Относится к лауреату: 

— Иосиф, библейские сюжеты и персонажи встречаются в ваших стихах постоянно и часто (впрочем, реже, чем образы античности). Однако лишь две, кажется, вещи посвящены этой теме полностью: ветхозаветный «Исаак и Авраам» и новозаветное «Сретенье». Но с Рождеством у вас связано десятка два стихотворений. А может, и больше?

— Наверное, их немножко больше, но это неважно.

— Я ведь могу судить только по опубликованному или от вас же услышанному. Так или иначе, пропорция впечатляющая. Чем объяснить такое пристальное внимание к этому сюжету?

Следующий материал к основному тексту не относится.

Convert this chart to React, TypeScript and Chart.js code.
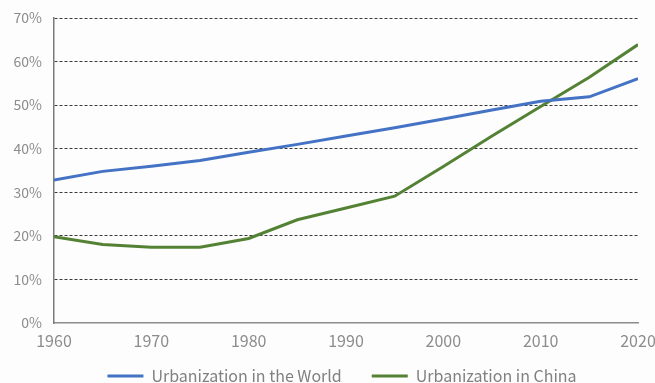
import React, { useEffect, useRef } from "react";
import { Chart, registerables } from "chart.js";

Chart.register(...registerables);

const years = [1960, 1965, 1970, 1975, 1980, 1985, 1990, 1995, 2000, 2005, 2010, 2015, 2020];
const worldUrbanization = [32.8, 34.8, 36.0, 37.3, 39.2, 41.0, 42.9, 44.8, 46.8, 48.9, 50.9, 51.9, 56.1];
const chinaUrbanization = [19.8, 18.0, 17.4, 17.4, 19.4, 23.7, 26.4, 29.1, 35.9, 42.9, 49.7, 56.4, 63.9];
const seriesNames = ["Urbanization in the World", "Urbanization in China"];
const seriesColors = ["#4472C4", "#548235"];

const FONT = "'Noto Sans CJK SC', 'Noto Sans', sans-serif";

// The legend reserves a short band in the layout, then is moved so its
// wide label padding does not push the plot area upward, and it is centred
// under the plot area rather than the whole canvas.
const legendLift = {
  id: "legendLift",
  afterLayout(chart: any) {
    const lg = chart.legend;
    if (!lg) return;
    const fullHeight = 56;
    lg.top = chart.height - 45;
    lg.bottom = lg.top + fullHeight;
    lg.height = fullHeight;
    const area = chart.chartArea;
    const shift = (area.left + area.right) / 2 - (lg.left + lg.right) / 2 - 4;
    lg.left += shift;
    lg.right += shift;
  },
};

export default function App() {
  const canvasRef = useRef<HTMLCanvasElement | null>(null);

  useEffect(() => {
    const canvas = canvasRef.current;
    if (!canvas) return;

    const toPoints = (vals: number[]) => years.map((yr, i) => ({ x: yr, y: vals[i] }));

    const chart = new Chart(canvas, {
      type: "line",
      data: {
        datasets: [worldUrbanization, chinaUrbanization].map((vals, i) => ({
          label: seriesNames[i],
          data: toPoints(vals),
          borderColor: seriesColors[i],
          backgroundColor: seriesColors[i],
          borderWidth: 3,
          pointRadius: 0,
          tension: 0,
          fill: false,
        })),
      },
      plugins: [legendLift],
      options: {
        animation: false,
        responsive: false,
        maintainAspectRatio: false,
        layout: { padding: { top: 18, right: 17, bottom: 0, left: 0 } },
        plugins: {
          tooltip: { enabled: false },
          legend: {
            position: "bottom",
            maxHeight: 30,
            labels: {
              boxWidth: 36,
              boxHeight: 0,
              padding: 30,
              color: "#808080",
              font: { family: FONT, size: 16 },
            },
          },
        },
        scales: {
          x: {
            type: "linear",
            min: 1960,
            max: 2020,
            afterFit: (scale: any) => {
              scale.height = 30;
              scale.paddingLeft = 0;
              scale.paddingRight = 0;
            },
            ticks: {
              stepSize: 10,
              padding: 8,
              color: "#8c8c8c",
              font: { family: FONT, size: 16 },
              maxRotation: 0,
              callback: (v: any) => String(v),
            },
            grid: { display: false, drawTicks: false },
            border: { display: true, color: "#8c8c8c", width: 1.5 },
          },
          y: {
            min: 0,
            max: 70,
            afterFit: (scale: any) => {
              scale.width = 54;
              scale.paddingTop = 0;
              scale.paddingBottom = 0;
            },
            ticks: {
              stepSize: 10,
              padding: 12,
              color: "#8c8c8c",
              font: { family: FONT, size: 14 },
              callback: (v: any) => `${v}%`,
            },
            grid: {
              drawTicks: false,
              lineWidth: 1,
              color: (ctx: any) => (ctx.tick && ctx.tick.value === 0 ? "rgba(0,0,0,0)" : "#3a3a3a"),
            },
            border: { display: true, color: "#7a7a7a", width: 1.5, dash: [3, 2] },
          },
        },
      },
    });

    return () => chart.destroy();
  }, []);

  return (
    <div style={{ position: "fixed", left: 0, top: 0, width: 655, height: 383, background: "#fdfdfd" }}>
      <canvas ref={canvasRef} width={655} height={383} style={{ display: "block" }} />
    </div>
  );
}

— Прежде всего это праздник хронологический, связанный с определенной реальностью, с движением времени. В конце концов, что есть Рождество? День рождения Богочеловека. И человеку не менее естественно его справлять, чем свой собственный.

— Первое из вошедших в ваши сборники рождественское стихотворение датируется 62-м годом — «Рождественский романс» с посвящением Рейну.

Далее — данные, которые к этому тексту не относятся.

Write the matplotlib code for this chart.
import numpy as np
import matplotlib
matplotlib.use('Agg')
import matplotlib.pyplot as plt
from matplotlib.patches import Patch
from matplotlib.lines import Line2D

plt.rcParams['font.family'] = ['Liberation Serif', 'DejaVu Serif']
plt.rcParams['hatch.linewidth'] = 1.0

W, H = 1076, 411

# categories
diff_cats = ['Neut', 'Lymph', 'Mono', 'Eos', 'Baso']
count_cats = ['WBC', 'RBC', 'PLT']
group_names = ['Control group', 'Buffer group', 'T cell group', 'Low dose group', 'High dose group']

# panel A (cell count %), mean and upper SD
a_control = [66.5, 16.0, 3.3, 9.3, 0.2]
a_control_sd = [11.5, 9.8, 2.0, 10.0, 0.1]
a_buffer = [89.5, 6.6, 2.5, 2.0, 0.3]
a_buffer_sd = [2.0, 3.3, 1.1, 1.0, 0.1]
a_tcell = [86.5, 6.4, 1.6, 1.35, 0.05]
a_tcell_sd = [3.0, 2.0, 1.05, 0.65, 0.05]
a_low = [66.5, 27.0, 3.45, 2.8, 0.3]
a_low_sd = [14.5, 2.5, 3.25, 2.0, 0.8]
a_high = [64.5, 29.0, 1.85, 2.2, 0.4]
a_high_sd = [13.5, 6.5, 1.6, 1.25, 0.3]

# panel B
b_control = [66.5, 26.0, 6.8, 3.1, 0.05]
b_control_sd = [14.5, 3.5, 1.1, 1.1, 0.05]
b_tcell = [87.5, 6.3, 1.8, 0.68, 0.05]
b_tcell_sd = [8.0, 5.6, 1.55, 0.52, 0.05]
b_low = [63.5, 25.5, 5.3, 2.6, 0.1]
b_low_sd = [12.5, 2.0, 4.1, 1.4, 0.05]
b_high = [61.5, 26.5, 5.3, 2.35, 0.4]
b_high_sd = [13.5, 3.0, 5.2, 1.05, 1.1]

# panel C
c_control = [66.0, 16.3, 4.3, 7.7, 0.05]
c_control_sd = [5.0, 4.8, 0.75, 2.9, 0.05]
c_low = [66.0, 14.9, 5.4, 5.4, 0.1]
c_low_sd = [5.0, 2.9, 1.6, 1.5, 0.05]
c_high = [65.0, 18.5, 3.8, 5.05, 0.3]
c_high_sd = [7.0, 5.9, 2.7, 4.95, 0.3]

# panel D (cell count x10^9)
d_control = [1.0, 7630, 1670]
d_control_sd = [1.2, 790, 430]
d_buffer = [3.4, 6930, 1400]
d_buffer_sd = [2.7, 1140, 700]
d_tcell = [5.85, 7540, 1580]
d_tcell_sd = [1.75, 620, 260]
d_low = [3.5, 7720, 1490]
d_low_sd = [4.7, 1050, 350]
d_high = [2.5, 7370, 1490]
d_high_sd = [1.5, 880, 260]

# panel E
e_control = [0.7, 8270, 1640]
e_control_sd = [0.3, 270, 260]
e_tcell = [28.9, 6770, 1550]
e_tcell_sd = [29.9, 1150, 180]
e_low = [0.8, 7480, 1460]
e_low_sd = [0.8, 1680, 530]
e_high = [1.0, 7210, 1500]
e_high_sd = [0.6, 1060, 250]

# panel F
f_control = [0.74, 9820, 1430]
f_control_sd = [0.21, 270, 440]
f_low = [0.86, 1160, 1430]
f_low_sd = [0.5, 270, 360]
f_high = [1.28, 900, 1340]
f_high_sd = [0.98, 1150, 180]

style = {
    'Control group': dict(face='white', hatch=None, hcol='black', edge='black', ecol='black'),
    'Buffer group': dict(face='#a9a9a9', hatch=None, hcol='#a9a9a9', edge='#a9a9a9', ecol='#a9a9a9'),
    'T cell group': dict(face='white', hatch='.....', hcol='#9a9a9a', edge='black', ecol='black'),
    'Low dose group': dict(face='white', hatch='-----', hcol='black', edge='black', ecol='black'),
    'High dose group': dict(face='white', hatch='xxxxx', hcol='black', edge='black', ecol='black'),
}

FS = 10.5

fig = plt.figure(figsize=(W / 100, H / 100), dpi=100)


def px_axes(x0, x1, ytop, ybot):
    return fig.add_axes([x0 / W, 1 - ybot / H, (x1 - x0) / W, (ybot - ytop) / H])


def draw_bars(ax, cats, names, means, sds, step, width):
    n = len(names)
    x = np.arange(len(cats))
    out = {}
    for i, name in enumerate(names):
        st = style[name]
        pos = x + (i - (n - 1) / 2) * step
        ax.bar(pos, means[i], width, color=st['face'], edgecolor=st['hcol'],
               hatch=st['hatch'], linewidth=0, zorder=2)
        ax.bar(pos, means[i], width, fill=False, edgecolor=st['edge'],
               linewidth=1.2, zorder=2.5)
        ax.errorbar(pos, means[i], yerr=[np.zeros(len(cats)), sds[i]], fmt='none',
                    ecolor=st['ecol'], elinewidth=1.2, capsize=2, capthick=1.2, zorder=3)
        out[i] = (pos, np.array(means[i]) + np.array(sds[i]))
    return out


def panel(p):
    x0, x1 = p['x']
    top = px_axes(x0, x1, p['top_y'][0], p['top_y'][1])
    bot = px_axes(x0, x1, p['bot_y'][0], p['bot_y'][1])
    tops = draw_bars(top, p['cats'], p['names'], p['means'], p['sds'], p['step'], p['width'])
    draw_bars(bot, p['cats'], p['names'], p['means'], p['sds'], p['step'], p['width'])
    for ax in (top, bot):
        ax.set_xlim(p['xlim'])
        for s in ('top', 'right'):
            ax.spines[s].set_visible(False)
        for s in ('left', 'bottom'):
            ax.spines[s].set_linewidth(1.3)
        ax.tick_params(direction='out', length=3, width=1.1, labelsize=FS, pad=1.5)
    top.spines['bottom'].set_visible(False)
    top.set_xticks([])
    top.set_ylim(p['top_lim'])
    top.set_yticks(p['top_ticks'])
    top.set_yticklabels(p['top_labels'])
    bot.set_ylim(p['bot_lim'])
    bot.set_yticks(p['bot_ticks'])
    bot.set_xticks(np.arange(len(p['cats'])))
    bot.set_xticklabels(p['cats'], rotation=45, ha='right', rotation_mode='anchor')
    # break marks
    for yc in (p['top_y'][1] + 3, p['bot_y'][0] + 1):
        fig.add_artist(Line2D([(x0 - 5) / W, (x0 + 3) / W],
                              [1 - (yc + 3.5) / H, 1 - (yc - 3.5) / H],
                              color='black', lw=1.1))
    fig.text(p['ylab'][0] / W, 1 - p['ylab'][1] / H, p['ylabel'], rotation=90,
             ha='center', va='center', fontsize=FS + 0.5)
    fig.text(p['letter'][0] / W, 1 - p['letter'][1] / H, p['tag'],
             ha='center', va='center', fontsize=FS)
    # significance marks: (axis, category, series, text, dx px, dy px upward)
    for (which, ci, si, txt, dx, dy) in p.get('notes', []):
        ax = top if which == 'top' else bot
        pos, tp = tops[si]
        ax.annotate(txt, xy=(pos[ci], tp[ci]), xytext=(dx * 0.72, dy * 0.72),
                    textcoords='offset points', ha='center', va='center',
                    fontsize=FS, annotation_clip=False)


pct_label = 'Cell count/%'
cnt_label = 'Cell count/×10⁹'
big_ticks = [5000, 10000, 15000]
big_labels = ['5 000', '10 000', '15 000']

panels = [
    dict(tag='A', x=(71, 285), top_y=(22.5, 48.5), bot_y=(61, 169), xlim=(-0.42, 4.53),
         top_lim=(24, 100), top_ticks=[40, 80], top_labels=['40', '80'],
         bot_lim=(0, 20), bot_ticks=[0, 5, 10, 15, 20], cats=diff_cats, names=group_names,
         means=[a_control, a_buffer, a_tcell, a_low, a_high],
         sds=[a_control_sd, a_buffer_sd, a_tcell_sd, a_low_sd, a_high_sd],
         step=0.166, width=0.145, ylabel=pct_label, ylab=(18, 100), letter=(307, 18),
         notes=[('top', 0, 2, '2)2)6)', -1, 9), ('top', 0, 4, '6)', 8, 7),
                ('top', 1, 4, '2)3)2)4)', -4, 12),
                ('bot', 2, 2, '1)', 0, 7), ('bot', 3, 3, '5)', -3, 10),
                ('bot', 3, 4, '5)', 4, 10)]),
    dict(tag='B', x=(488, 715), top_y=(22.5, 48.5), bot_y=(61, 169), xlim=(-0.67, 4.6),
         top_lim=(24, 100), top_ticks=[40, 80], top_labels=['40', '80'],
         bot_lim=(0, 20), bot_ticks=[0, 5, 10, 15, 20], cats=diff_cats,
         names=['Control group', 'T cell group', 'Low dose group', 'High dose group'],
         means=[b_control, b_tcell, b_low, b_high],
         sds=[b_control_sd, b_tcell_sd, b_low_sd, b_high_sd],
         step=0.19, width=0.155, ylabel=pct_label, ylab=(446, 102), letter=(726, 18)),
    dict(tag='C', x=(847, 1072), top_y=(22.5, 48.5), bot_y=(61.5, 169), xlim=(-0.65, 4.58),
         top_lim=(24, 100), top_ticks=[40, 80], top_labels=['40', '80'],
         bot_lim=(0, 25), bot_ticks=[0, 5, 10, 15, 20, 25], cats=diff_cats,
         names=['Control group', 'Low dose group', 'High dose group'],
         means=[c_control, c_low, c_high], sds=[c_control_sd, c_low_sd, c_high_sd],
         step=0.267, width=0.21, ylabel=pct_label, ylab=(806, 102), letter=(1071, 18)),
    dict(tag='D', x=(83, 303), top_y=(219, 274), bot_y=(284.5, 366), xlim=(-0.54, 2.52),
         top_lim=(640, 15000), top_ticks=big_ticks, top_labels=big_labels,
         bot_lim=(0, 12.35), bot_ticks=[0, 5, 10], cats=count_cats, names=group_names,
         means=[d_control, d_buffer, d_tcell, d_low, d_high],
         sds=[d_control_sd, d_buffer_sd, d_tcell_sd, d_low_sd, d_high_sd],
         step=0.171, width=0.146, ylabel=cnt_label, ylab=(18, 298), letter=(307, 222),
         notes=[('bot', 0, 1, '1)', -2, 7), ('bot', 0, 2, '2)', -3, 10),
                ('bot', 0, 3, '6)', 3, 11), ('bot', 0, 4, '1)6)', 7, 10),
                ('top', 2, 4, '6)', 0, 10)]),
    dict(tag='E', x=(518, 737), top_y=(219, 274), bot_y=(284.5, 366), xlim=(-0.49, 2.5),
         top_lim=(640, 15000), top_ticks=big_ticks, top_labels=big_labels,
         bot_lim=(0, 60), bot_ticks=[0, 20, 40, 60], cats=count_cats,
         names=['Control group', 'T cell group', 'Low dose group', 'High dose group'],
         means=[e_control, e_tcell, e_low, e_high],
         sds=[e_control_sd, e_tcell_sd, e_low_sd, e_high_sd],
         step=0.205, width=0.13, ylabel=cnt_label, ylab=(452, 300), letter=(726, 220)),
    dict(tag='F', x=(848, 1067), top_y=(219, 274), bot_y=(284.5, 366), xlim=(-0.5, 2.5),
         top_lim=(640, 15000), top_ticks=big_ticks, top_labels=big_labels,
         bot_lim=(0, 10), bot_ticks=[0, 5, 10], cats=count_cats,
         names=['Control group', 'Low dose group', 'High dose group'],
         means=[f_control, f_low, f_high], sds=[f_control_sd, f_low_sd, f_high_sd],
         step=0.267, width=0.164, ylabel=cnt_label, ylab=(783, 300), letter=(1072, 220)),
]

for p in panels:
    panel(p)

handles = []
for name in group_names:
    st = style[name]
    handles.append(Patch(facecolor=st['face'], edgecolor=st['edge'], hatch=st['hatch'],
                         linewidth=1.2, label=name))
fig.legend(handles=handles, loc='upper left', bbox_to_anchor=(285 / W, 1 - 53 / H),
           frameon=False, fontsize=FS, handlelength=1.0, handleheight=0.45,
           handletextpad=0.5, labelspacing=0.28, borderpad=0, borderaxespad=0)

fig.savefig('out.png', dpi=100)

— Постольку, поскольку мне это удавалось по времени, с тех пор как я принялся писать стихи всерьез — более или менее всерьез, — я к каждому Рождеству пытался написать стихотворение — как поздравление с днем рождения. Несколько раз я эту возможность пропустил — упустил: то или иное вставало поперек дороги.

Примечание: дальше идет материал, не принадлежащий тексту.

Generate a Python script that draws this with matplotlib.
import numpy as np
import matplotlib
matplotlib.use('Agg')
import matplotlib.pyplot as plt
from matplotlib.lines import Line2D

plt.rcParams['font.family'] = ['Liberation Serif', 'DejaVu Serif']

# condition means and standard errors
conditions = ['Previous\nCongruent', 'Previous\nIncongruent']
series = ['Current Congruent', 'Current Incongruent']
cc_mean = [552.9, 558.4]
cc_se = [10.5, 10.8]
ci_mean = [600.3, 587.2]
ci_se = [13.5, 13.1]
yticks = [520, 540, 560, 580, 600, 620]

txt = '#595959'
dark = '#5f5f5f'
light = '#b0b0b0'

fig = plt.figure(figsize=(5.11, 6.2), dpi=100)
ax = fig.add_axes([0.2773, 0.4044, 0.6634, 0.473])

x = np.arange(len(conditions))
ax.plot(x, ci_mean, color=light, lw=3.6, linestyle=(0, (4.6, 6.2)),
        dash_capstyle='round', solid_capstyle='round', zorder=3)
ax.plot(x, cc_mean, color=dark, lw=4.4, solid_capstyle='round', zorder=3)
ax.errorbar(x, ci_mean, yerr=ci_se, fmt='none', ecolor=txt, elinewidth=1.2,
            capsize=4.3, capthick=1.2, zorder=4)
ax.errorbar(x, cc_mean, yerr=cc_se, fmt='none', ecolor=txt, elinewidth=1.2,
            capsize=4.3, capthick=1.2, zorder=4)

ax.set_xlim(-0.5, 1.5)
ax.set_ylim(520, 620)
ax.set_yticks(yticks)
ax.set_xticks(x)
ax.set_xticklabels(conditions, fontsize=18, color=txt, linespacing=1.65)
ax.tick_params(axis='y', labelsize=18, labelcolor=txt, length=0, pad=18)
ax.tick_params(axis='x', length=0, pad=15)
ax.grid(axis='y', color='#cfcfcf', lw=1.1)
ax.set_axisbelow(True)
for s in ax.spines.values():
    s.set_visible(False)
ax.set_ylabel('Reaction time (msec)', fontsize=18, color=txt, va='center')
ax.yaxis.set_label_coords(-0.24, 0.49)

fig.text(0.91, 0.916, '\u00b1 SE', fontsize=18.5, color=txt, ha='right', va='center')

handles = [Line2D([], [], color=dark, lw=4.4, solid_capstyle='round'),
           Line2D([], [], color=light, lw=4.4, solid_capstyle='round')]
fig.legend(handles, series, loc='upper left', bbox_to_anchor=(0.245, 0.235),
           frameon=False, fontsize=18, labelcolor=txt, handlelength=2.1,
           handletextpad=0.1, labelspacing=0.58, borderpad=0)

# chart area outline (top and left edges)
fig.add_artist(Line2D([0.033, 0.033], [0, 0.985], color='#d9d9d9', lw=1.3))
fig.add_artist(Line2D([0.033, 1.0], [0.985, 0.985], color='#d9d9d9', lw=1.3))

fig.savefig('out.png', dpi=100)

— О личных мотивах посторонние имеют право лишь догадываться, но о мироощущении поэта читатель судить вправе. Из двух категорий бытия вы явно больше интересуетесь временем, чем пространством. Христианство же, в отличие, например, от восточных религий, структурирует время. И, в первую очередь, именно утверждением факта Рождества как универсальной точки отсчета, очень определенной и историчной.

— Любой религиозной доктрине присуща такая, как бы сказать, историческая наглость. Вот существует категория — «до нашей эры», то есть «до Рождества Христова». Что включается в это «до»? Не только, скажем, цезарь Август или его предшественники, но обнимается как бы все время, что включает в себя геологические периоды и уходит тем концом практически в астрономию. Меня это всегда несколько ошеломляло. Чем замечательно Рождество? Тем, что здесь мы имеем дело с исчислением жизни — или, по крайней мере, существования — в сознании — индивидуума, одного определенного индивидуума.

— Иосиф, ваши рождественские стихи — 88-го — 91-го годов — написаны одним размером. Если раньше встречались и ямбы, и анапест, и разноударный дольник, то в этих четырех — классический четырехстопный амфибрахий (которым, кстати, написана «Рождественская звезда» Пастернака). Случайно это или знак известной стабильности, закрепления традиции?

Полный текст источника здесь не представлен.